— START Source material —
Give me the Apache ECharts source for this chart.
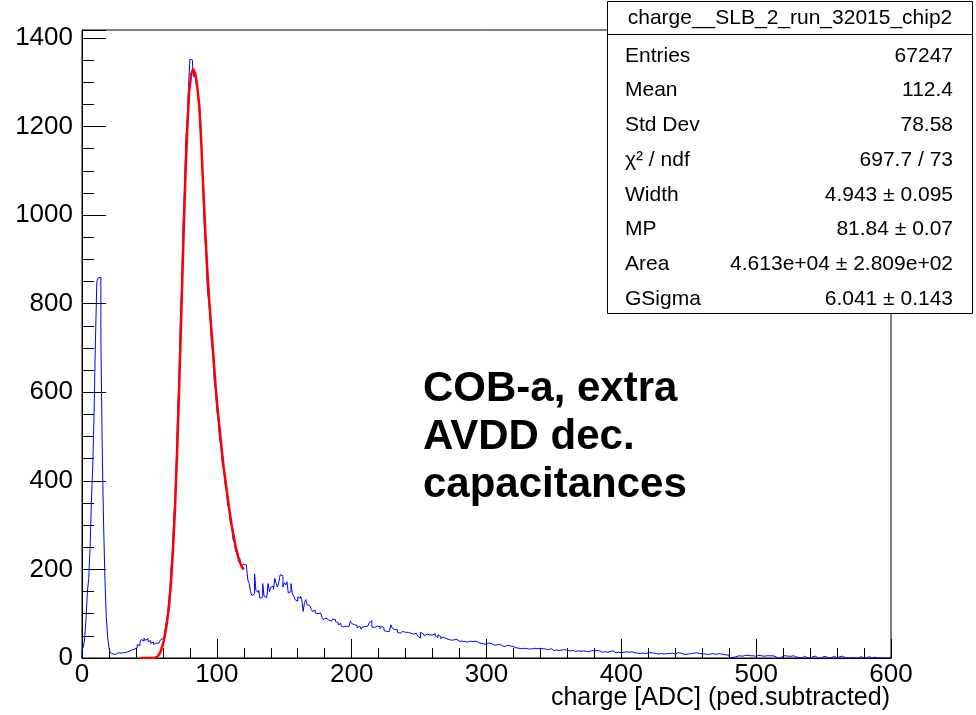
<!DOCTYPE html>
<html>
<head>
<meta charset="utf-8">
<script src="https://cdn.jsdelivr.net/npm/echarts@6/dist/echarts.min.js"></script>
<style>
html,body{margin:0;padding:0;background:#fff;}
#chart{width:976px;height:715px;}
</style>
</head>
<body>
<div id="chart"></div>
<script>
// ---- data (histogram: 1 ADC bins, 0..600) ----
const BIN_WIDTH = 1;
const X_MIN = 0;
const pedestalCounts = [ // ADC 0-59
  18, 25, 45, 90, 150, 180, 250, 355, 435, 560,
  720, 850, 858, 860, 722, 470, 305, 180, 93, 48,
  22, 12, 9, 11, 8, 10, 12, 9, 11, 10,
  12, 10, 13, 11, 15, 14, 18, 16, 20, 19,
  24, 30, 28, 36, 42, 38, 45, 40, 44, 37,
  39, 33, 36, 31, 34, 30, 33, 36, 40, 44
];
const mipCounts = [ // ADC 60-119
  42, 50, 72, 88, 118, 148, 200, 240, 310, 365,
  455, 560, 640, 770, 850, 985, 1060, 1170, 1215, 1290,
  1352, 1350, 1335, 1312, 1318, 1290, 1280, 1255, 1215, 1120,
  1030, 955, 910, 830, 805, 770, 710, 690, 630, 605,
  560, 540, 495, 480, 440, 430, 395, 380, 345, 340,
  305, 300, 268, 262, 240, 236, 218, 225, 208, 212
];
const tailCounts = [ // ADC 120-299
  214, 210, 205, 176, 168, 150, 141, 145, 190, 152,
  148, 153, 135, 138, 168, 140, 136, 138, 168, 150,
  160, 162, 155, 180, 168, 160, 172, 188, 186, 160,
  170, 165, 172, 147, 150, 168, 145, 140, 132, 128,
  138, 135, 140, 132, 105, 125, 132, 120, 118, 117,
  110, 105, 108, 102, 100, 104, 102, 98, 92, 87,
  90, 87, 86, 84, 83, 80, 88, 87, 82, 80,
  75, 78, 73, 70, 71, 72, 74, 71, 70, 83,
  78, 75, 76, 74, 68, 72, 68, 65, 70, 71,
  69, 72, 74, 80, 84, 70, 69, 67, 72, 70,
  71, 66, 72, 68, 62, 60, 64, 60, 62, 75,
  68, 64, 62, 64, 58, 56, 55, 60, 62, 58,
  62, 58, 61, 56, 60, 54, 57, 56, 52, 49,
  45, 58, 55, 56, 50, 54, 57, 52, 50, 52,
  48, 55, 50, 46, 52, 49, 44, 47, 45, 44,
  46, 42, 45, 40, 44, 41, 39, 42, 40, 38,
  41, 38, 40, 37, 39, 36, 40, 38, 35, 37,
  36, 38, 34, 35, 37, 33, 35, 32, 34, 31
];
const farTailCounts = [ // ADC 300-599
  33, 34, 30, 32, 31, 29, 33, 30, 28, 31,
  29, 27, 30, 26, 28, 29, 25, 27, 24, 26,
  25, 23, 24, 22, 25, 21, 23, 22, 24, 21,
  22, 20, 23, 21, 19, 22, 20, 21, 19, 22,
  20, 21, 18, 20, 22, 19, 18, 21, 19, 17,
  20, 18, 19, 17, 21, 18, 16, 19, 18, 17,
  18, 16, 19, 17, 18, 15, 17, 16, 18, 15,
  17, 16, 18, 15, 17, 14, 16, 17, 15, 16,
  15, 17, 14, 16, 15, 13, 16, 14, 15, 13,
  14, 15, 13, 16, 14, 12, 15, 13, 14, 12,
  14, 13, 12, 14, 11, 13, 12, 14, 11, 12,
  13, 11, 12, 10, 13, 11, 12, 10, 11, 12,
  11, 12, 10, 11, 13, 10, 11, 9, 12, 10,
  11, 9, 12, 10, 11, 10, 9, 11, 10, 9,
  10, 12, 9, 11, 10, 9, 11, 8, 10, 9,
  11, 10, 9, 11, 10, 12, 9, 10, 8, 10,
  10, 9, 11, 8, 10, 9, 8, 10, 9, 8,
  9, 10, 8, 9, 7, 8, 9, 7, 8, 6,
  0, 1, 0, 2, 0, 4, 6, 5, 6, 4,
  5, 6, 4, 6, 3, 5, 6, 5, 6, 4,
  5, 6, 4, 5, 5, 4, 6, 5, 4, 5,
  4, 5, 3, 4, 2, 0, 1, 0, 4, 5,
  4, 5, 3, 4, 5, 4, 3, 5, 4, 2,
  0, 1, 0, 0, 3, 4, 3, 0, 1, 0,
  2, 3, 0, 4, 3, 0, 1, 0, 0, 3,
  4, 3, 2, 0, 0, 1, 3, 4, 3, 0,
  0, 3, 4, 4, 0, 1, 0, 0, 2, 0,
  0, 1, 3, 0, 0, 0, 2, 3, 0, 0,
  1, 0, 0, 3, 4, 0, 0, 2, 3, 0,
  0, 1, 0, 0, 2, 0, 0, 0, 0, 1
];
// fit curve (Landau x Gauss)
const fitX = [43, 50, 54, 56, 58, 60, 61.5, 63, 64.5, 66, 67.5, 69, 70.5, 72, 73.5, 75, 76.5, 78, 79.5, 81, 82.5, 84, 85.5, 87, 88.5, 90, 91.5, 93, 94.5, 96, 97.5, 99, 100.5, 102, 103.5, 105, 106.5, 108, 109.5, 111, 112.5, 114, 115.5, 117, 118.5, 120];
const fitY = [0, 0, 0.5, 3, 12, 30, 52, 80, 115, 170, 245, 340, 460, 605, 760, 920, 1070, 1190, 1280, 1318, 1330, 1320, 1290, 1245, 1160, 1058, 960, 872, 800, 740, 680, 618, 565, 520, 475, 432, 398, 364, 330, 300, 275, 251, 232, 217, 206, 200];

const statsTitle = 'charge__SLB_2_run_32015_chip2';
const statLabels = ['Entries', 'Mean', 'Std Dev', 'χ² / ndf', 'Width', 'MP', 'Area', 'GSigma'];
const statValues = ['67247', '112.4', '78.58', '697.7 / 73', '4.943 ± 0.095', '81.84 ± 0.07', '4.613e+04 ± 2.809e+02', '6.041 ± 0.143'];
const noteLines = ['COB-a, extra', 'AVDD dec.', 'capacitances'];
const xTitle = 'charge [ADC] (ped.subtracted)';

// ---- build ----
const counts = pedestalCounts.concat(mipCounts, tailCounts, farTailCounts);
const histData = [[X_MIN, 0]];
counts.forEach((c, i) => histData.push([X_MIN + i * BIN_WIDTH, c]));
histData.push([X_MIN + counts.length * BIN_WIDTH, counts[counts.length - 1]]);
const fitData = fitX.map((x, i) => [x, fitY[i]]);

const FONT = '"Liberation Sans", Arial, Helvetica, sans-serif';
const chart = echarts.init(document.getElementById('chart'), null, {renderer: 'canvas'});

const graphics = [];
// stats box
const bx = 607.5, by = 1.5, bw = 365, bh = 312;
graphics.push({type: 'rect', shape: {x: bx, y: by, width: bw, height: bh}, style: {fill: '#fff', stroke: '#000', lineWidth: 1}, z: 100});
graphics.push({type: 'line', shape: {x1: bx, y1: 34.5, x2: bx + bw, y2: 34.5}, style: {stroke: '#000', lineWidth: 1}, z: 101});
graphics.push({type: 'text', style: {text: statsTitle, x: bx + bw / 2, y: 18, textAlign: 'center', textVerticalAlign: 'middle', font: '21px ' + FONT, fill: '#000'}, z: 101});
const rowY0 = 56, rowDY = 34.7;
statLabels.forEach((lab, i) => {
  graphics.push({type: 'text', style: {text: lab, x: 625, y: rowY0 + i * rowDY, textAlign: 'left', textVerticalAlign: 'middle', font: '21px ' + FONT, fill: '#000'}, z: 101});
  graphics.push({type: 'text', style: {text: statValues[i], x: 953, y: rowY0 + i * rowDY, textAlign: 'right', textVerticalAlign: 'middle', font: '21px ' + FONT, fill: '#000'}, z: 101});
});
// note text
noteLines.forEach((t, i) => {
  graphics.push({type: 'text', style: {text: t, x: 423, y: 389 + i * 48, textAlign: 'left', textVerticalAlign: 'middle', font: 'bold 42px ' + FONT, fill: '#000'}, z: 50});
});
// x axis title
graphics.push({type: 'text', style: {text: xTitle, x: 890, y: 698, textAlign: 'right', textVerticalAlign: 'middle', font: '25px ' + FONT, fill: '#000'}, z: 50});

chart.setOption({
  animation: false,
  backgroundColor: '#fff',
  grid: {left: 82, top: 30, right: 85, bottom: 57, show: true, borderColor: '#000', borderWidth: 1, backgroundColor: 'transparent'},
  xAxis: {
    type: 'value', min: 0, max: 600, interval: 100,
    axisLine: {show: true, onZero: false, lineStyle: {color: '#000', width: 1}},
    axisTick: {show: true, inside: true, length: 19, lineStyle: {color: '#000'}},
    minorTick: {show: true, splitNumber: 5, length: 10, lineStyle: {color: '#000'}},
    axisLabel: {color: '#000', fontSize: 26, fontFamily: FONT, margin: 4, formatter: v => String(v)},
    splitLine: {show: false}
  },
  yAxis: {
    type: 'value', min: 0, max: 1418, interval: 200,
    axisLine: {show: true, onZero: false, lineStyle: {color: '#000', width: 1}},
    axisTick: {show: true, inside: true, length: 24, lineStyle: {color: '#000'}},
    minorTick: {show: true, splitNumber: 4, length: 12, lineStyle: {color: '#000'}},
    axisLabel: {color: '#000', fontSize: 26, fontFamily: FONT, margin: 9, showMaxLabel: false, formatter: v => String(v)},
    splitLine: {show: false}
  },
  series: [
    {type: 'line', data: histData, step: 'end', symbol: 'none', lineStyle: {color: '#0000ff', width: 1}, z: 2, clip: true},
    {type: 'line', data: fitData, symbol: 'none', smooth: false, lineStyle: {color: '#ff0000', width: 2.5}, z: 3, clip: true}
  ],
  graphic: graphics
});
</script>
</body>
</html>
— END Source material —
— START Source material —
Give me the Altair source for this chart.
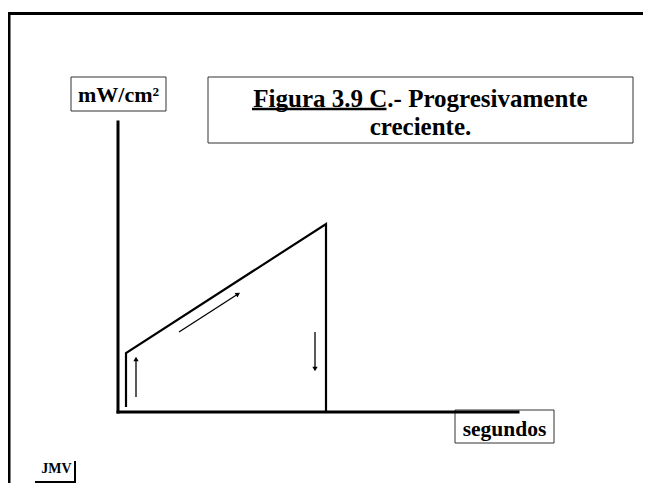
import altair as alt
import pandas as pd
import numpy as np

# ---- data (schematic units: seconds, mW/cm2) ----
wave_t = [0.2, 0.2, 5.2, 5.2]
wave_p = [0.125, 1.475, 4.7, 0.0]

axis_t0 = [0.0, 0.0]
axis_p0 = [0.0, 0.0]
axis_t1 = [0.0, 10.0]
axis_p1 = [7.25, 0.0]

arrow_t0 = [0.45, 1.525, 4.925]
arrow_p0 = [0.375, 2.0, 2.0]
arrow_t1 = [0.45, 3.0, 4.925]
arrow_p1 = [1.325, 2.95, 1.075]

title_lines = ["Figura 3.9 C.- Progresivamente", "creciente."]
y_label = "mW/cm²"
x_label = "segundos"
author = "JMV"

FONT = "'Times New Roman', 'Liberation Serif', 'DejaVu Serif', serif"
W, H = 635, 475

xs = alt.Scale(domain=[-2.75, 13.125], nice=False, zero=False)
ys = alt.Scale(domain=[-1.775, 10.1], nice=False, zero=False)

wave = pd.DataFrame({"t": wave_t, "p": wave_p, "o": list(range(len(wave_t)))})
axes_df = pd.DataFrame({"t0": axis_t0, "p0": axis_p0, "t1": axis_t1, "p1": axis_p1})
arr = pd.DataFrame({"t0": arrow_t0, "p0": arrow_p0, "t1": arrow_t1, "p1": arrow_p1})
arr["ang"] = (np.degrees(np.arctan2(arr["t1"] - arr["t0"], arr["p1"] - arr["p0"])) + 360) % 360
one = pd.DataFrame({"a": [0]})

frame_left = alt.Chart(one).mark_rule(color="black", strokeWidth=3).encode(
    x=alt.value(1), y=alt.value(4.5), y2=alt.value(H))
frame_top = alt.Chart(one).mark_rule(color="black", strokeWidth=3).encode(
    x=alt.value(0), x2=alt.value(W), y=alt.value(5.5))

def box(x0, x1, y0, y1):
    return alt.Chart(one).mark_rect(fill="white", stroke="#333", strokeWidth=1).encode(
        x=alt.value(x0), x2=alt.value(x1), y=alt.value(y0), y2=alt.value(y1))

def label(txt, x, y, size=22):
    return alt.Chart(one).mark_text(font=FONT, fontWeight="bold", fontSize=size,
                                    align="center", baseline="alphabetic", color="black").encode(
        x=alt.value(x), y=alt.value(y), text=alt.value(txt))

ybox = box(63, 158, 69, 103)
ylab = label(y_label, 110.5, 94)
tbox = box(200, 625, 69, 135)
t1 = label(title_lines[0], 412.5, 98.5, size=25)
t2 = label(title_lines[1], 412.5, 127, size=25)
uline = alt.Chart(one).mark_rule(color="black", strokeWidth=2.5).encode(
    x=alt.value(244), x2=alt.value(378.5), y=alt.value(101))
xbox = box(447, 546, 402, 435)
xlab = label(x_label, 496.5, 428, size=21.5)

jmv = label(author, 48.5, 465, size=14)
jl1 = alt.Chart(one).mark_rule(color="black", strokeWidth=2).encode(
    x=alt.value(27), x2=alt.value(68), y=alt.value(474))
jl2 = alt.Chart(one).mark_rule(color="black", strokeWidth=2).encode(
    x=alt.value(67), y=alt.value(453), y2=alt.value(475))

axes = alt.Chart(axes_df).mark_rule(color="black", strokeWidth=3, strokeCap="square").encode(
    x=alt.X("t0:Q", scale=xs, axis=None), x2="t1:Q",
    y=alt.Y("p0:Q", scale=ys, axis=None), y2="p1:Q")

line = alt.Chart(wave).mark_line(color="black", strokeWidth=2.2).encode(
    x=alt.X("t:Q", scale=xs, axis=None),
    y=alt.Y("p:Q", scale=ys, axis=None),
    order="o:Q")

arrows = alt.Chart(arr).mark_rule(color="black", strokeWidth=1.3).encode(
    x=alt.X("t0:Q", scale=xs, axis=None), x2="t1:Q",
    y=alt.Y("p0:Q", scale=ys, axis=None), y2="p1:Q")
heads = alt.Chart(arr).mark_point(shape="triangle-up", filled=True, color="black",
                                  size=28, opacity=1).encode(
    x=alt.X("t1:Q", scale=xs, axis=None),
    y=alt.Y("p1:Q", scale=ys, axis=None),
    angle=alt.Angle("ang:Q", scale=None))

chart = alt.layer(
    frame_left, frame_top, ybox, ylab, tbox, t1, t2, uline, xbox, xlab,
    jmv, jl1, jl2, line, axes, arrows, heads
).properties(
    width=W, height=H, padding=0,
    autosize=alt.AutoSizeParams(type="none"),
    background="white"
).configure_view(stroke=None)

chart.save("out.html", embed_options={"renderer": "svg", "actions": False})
— END Source material —
— START Source material —
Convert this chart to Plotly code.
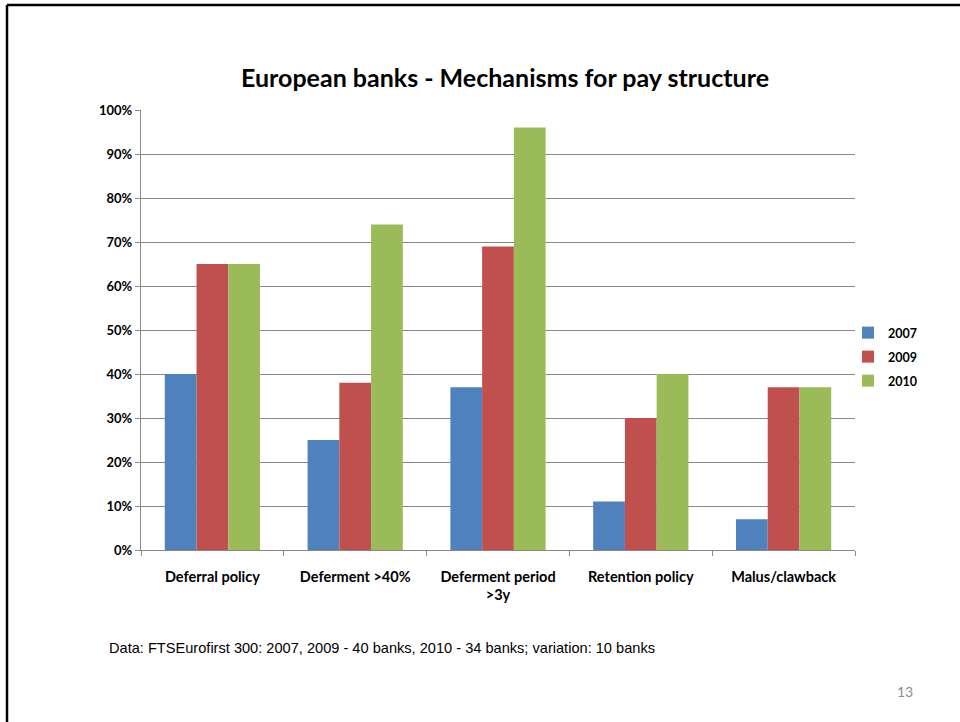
— END Source material —
**Task requirements**
Scan the material above. Copy each line that holds the word "this".

**Solution below**
Give me the Apache ECharts source for this chart.
Give me the Altair source for this chart.
Convert this chart to Plotly code.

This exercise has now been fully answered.